[Start Stored data]
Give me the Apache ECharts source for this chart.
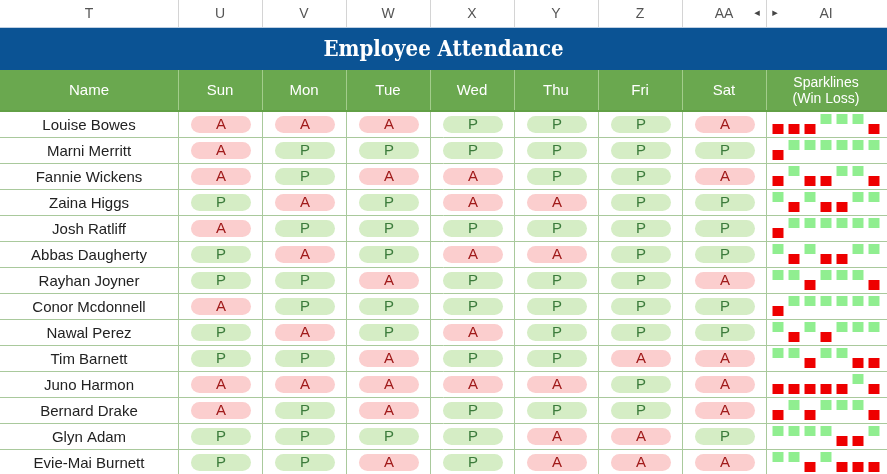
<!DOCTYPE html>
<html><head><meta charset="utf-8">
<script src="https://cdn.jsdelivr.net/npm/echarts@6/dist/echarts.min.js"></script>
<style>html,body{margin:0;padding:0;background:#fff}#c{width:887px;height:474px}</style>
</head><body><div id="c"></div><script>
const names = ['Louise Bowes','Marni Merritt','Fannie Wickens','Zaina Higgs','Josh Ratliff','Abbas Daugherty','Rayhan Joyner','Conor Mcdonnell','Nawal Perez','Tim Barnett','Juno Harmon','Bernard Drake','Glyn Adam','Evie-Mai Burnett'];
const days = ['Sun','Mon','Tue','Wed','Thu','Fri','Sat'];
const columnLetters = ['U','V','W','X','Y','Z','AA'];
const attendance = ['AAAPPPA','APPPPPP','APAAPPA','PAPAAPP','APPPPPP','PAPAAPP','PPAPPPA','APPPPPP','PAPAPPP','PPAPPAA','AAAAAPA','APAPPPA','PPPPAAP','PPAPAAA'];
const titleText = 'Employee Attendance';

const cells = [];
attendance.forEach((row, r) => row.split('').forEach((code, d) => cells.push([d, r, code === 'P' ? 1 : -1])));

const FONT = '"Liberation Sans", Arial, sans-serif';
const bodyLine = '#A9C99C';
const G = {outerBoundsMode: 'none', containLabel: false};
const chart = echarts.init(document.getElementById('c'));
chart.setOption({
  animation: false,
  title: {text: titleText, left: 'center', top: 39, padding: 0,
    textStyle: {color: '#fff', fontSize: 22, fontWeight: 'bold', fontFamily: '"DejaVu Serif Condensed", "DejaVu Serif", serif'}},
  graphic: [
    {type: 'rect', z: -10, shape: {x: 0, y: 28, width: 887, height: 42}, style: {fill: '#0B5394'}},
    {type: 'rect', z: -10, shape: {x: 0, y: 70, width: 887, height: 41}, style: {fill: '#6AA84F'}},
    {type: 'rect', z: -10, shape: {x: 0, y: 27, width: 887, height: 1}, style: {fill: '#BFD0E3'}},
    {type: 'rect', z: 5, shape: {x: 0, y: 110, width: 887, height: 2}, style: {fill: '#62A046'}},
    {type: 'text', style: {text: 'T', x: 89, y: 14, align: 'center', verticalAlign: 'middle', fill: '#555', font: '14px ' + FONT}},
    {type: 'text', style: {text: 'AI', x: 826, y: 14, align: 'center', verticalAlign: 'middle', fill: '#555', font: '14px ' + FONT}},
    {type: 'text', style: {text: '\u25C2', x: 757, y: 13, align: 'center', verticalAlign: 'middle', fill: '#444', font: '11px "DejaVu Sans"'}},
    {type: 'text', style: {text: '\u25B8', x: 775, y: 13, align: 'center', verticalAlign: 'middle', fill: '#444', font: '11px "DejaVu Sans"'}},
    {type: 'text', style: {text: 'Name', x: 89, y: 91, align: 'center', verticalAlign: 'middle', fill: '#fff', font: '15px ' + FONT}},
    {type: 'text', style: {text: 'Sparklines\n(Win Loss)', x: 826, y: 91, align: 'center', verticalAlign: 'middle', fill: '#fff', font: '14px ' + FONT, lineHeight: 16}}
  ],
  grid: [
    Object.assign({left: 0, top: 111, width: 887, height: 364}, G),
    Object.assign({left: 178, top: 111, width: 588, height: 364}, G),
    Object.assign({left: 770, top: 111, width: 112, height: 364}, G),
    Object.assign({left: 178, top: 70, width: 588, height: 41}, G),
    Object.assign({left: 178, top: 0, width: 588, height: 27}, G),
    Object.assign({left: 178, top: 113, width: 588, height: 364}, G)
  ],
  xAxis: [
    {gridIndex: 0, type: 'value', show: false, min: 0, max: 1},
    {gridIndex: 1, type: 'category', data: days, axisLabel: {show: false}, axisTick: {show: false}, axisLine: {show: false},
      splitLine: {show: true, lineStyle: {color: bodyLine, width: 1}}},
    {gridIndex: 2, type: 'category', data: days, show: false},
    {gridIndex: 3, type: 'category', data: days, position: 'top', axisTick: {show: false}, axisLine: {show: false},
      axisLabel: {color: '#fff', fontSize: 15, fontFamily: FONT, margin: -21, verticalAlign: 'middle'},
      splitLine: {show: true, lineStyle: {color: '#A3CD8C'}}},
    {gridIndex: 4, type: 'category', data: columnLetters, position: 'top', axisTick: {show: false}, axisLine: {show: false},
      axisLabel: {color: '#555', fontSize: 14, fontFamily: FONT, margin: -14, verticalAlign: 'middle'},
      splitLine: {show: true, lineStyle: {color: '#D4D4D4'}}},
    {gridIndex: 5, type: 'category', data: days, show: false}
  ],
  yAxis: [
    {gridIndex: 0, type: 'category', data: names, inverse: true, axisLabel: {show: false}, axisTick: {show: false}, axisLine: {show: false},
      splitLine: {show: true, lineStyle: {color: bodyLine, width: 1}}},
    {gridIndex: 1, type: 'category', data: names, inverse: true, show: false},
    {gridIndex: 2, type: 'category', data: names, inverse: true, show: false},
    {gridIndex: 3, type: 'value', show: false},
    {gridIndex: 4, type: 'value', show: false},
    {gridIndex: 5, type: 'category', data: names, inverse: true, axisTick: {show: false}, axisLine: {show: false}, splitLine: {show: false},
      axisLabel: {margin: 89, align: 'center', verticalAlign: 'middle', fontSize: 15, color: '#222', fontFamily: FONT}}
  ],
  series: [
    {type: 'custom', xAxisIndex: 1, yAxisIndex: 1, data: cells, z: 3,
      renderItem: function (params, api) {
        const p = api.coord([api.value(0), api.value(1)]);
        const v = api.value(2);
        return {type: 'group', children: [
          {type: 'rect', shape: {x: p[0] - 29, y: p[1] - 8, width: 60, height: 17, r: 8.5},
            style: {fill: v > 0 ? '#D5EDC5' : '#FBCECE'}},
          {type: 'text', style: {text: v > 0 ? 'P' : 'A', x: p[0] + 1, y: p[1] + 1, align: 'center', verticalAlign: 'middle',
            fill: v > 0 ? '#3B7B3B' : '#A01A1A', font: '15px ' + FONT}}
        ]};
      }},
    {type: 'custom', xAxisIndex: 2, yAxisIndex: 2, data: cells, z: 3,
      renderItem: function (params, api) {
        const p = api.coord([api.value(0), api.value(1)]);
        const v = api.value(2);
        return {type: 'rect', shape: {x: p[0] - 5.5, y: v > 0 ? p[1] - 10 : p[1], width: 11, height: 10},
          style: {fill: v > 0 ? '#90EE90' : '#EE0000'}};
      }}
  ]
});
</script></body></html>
[End Stored data]
(Your objective): Leaving out the pictures, repeat the data above exactly.

(Task solution):
Give me the Apache ECharts source for this chart.
<!DOCTYPE html>
<html><head><meta charset="utf-8">
<script src="https://cdn.jsdelivr.net/npm/echarts@6/dist/echarts.min.js"></script>
<style>html,body{margin:0;padding:0;background:#fff}#c{width:887px;height:474px}</style>
</head><body><div id="c"></div><script>
const names = ['Louise Bowes','Marni Merritt','Fannie Wickens','Zaina Higgs','Josh Ratliff','Abbas Daugherty','Rayhan Joyner','Conor Mcdonnell','Nawal Perez','Tim Barnett','Juno Harmon','Bernard Drake','Glyn Adam','Evie-Mai Burnett'];
const days = ['Sun','Mon','Tue','Wed','Thu','Fri','Sat'];
const columnLetters = ['U','V','W','X','Y','Z','AA'];
const attendance = ['AAAPPPA','APPPPPP','APAAPPA','PAPAAPP','APPPPPP','PAPAAPP','PPAPPPA','APPPPPP','PAPAPPP','PPAPPAA','AAAAAPA','APAPPPA','PPPPAAP','PPAPAAA'];
const titleText = 'Employee Attendance';

const cells = [];
attendance.forEach((row, r) => row.split('').forEach((code, d) => cells.push([d, r, code === 'P' ? 1 : -1])));

const FONT = '"Liberation Sans", Arial, sans-serif';
const bodyLine = '#A9C99C';
const G = {outerBoundsMode: 'none', containLabel: false};
const chart = echarts.init(document.getElementById('c'));
chart.setOption({
  animation: false,
  title: {text: titleText, left: 'center', top: 39, padding: 0,
    textStyle: {color: '#fff', fontSize: 22, fontWeight: 'bold', fontFamily: '"DejaVu Serif Condensed", "DejaVu Serif", serif'}},
  graphic: [
    {type: 'rect', z: -10, shape: {x: 0, y: 28, width: 887, height: 42}, style: {fill: '#0B5394'}},
    {type: 'rect', z: -10, shape: {x: 0, y: 70, width: 887, height: 41}, style: {fill: '#6AA84F'}},
    {type: 'rect', z: -10, shape: {x: 0, y: 27, width: 887, height: 1}, style: {fill: '#BFD0E3'}},
    {type: 'rect', z: 5, shape: {x: 0, y: 110, width: 887, height: 2}, style: {fill: '#62A046'}},
    {type: 'text', style: {text: 'T', x: 89, y: 14, align: 'center', verticalAlign: 'middle', fill: '#555', font: '14px ' + FONT}},
    {type: 'text', style: {text: 'AI', x: 826, y: 14, align: 'center', verticalAlign: 'middle', fill: '#555', font: '14px ' + FONT}},
    {type: 'text', style: {text: '\u25C2', x: 757, y: 13, align: 'center', verticalAlign: 'middle', fill: '#444', font: '11px "DejaVu Sans"'}},
    {type: 'text', style: {text: '\u25B8', x: 775, y: 13, align: 'center', verticalAlign: 'middle', fill: '#444', font: '11px "DejaVu Sans"'}},
    {type: 'text', style: {text: 'Name', x: 89, y: 91, align: 'center', verticalAlign: 'middle', fill: '#fff', font: '15px ' + FONT}},
    {type: 'text', style: {text: 'Sparklines\n(Win Loss)', x: 826, y: 91, align: 'center', verticalAlign: 'middle', fill: '#fff', font: '14px ' + FONT, lineHeight: 16}}
  ],
  grid: [
    Object.assign({left: 0, top: 111, width: 887, height: 364}, G),
    Object.assign({left: 178, top: 111, width: 588, height: 364}, G),
    Object.assign({left: 770, top: 111, width: 112, height: 364}, G),
    Object.assign({left: 178, top: 70, width: 588, height: 41}, G),
    Object.assign({left: 178, top: 0, width: 588, height: 27}, G),
    Object.assign({left: 178, top: 113, width: 588, height: 364}, G)
  ],
  xAxis: [
    {gridIndex: 0, type: 'value', show: false, min: 0, max: 1},
    {gridIndex: 1, type: 'category', data: days, axisLabel: {show: false}, axisTick: {show: false}, axisLine: {show: false},
      splitLine: {show: true, lineStyle: {color: bodyLine, width: 1}}},
    {gridIndex: 2, type: 'category', data: days, show: false},
    {gridIndex: 3, type: 'category', data: days, position: 'top', axisTick: {show: false}, axisLine: {show: false},
      axisLabel: {color: '#fff', fontSize: 15, fontFamily: FONT, margin: -21, verticalAlign: 'middle'},
      splitLine: {show: true, lineStyle: {color: '#A3CD8C'}}},
    {gridIndex: 4, type: 'category', data: columnLetters, position: 'top', axisTick: {show: false}, axisLine: {show: false},
      axisLabel: {color: '#555', fontSize: 14, fontFamily: FONT, margin: -14, verticalAlign: 'middle'},
      splitLine: {show: true, lineStyle: {color: '#D4D4D4'}}},
    {gridIndex: 5, type: 'category', data: days, show: false}
  ],
  yAxis: [
    {gridIndex: 0, type: 'category', data: names, inverse: true, axisLabel: {show: false}, axisTick: {show: false}, axisLine: {show: false},
      splitLine: {show: true, lineStyle: {color: bodyLine, width: 1}}},
    {gridIndex: 1, type: 'category', data: names, inverse: true, show: false},
    {gridIndex: 2, type: 'category', data: names, inverse: true, show: false},
    {gridIndex: 3, type: 'value', show: false},
    {gridIndex: 4, type: 'value', show: false},
    {gridIndex: 5, type: 'category', data: names, inverse: true, axisTick: {show: false}, axisLine: {show: false}, splitLine: {show: false},
      axisLabel: {margin: 89, align: 'center', verticalAlign: 'middle', fontSize: 15, color: '#222', fontFamily: FONT}}
  ],
  series: [
    {type: 'custom', xAxisIndex: 1, yAxisIndex: 1, data: cells, z: 3,
      renderItem: function (params, api) {
        const p = api.coord([api.value(0), api.value(1)]);
        const v = api.value(2);
        return {type: 'group', children: [
          {type: 'rect', shape: {x: p[0] - 29, y: p[1] - 8, width: 60, height: 17, r: 8.5},
            style: {fill: v > 0 ? '#D5EDC5' : '#FBCECE'}},
          {type: 'text', style: {text: v > 0 ? 'P' : 'A', x: p[0] + 1, y: p[1] + 1, align: 'center', verticalAlign: 'middle',
            fill: v > 0 ? '#3B7B3B' : '#A01A1A', font: '15px ' + FONT}}
        ]};
      }},
    {type: 'custom', xAxisIndex: 2, yAxisIndex: 2, data: cells, z: 3,
      renderItem: function (params, api) {
        const p = api.coord([api.value(0), api.value(1)]);
        const v = api.value(2);
        return {type: 'rect', shape: {x: p[0] - 5.5, y: v > 0 ? p[1] - 10 : p[1], width: 11, height: 10},
          style: {fill: v > 0 ? '#90EE90' : '#EE0000'}};
      }}
  ]
});
</script></body></html>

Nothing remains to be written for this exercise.